__Given request__
Examine the records and identify each line that includes the string "Output". Copy those lines.

>> start Data for the task

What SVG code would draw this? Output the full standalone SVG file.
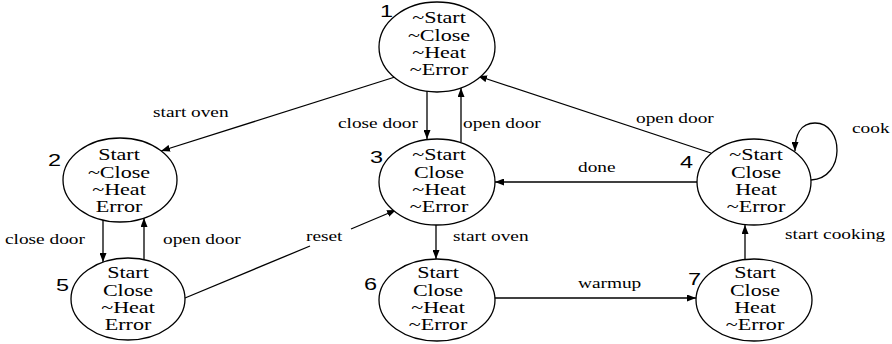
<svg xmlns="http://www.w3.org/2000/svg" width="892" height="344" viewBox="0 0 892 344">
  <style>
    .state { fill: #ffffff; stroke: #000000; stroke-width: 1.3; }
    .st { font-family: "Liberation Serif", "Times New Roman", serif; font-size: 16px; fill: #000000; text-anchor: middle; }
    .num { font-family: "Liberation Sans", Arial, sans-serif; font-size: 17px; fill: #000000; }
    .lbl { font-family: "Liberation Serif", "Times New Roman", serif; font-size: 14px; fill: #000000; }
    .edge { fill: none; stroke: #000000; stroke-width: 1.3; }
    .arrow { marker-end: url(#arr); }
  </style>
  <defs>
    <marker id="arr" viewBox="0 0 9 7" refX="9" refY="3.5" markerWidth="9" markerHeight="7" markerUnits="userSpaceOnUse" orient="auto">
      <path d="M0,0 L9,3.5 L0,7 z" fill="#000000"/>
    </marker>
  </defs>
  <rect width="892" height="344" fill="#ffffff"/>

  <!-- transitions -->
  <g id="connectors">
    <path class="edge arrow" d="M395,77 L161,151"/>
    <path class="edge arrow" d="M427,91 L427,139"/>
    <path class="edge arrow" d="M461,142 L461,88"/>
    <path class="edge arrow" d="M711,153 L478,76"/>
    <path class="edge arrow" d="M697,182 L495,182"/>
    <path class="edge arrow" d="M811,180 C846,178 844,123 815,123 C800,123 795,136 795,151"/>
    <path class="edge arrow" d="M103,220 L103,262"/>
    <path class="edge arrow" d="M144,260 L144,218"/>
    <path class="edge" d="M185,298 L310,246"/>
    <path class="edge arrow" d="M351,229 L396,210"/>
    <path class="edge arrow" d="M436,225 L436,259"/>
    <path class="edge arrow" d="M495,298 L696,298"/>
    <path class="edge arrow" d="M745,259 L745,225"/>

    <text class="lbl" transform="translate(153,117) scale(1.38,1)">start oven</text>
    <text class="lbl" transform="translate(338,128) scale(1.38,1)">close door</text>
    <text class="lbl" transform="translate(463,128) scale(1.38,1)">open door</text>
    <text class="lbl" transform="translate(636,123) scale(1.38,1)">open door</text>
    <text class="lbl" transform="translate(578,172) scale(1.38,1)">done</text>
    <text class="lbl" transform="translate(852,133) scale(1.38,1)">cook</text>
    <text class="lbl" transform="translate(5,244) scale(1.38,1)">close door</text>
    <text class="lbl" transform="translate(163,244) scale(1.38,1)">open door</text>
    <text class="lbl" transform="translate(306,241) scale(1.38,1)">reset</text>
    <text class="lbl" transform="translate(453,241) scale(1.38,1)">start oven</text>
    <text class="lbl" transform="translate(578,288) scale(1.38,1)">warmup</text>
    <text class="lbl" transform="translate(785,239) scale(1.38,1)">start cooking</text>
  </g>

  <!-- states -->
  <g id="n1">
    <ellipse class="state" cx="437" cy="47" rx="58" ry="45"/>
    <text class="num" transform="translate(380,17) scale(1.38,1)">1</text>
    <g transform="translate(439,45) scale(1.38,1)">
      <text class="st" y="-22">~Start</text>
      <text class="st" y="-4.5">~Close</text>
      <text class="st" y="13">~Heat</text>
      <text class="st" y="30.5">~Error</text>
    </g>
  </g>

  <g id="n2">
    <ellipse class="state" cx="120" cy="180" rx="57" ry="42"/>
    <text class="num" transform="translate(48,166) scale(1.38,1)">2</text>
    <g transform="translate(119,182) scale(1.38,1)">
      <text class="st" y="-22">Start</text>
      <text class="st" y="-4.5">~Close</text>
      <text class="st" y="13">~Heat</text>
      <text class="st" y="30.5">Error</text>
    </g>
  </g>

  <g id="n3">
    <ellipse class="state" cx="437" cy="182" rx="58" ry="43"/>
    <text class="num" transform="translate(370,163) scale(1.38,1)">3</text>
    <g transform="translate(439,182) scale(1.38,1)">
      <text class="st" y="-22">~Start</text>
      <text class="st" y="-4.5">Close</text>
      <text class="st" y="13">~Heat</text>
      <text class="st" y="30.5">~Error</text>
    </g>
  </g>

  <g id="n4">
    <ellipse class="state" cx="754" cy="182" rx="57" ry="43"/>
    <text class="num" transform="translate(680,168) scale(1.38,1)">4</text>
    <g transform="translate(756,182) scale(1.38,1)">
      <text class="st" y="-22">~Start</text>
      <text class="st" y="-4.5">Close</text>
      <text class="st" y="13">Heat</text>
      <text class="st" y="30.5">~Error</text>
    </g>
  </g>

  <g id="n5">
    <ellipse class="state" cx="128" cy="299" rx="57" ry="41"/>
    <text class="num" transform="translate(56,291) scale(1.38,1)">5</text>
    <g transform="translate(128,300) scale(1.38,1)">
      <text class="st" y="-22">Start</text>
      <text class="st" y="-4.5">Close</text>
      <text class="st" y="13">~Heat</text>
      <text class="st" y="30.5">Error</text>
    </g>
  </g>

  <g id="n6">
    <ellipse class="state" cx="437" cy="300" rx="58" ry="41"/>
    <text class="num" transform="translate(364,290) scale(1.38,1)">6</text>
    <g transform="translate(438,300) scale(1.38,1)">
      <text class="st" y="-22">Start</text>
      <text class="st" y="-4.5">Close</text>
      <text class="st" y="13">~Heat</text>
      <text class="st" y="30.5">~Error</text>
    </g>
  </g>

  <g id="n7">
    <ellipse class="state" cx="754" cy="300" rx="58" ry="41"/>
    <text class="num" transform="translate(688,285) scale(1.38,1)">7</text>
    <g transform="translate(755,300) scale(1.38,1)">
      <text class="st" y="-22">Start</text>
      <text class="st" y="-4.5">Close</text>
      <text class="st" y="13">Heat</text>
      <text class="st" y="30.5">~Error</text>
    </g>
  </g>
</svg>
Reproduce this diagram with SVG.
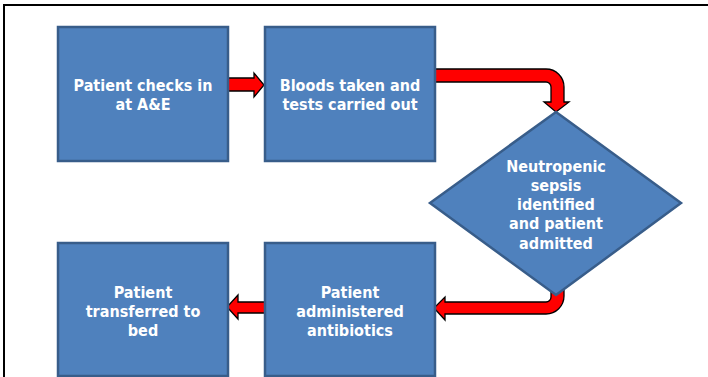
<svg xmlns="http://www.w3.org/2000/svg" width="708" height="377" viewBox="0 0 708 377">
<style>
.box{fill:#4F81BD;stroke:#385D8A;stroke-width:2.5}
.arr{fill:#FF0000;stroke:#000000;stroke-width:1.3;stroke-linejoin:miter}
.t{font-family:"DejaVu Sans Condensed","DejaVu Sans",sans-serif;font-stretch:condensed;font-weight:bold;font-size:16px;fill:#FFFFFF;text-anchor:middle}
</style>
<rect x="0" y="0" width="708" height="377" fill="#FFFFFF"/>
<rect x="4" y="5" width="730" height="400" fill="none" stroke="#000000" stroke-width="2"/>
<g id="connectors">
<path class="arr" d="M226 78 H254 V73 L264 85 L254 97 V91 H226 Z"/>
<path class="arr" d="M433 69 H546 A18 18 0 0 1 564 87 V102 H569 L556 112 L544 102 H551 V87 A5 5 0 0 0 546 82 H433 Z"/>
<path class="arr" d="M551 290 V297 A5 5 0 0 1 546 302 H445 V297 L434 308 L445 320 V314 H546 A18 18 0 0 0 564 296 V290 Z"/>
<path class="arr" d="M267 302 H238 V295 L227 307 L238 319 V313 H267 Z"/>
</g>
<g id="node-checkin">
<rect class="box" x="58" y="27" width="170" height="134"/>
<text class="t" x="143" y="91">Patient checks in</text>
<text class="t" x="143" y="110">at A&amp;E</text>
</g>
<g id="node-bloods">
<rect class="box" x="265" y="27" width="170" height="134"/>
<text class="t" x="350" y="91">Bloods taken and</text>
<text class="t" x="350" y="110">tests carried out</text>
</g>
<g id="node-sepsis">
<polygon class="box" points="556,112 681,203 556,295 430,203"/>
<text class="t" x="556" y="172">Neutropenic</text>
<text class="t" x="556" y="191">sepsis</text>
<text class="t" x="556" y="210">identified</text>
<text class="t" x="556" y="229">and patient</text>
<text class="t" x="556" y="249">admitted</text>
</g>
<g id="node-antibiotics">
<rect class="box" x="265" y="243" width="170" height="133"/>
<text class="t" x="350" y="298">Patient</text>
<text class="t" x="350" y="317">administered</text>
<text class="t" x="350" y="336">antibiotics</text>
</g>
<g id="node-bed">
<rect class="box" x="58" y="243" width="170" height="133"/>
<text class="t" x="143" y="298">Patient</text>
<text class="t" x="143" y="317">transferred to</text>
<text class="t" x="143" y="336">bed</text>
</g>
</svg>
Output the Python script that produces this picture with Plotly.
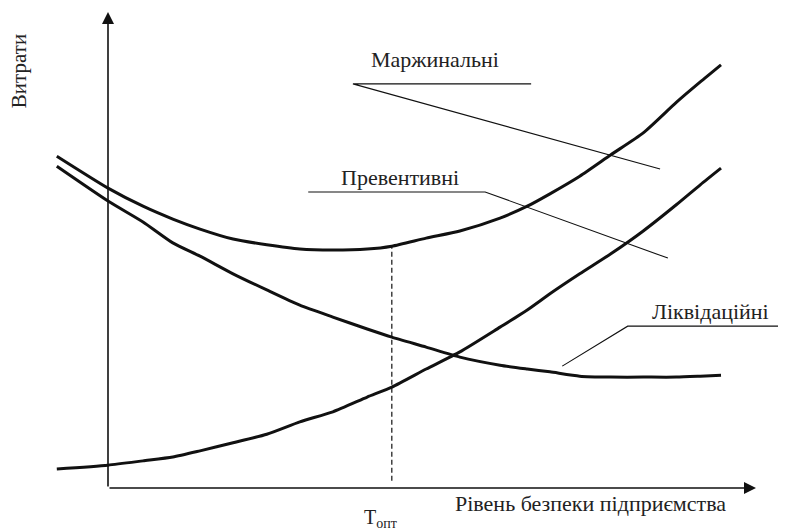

>> end Data for the task

__Exercise answer__
What SVG code would draw this? Output the full standalone SVG file.
Output the Python script that produces this picture with Plotly.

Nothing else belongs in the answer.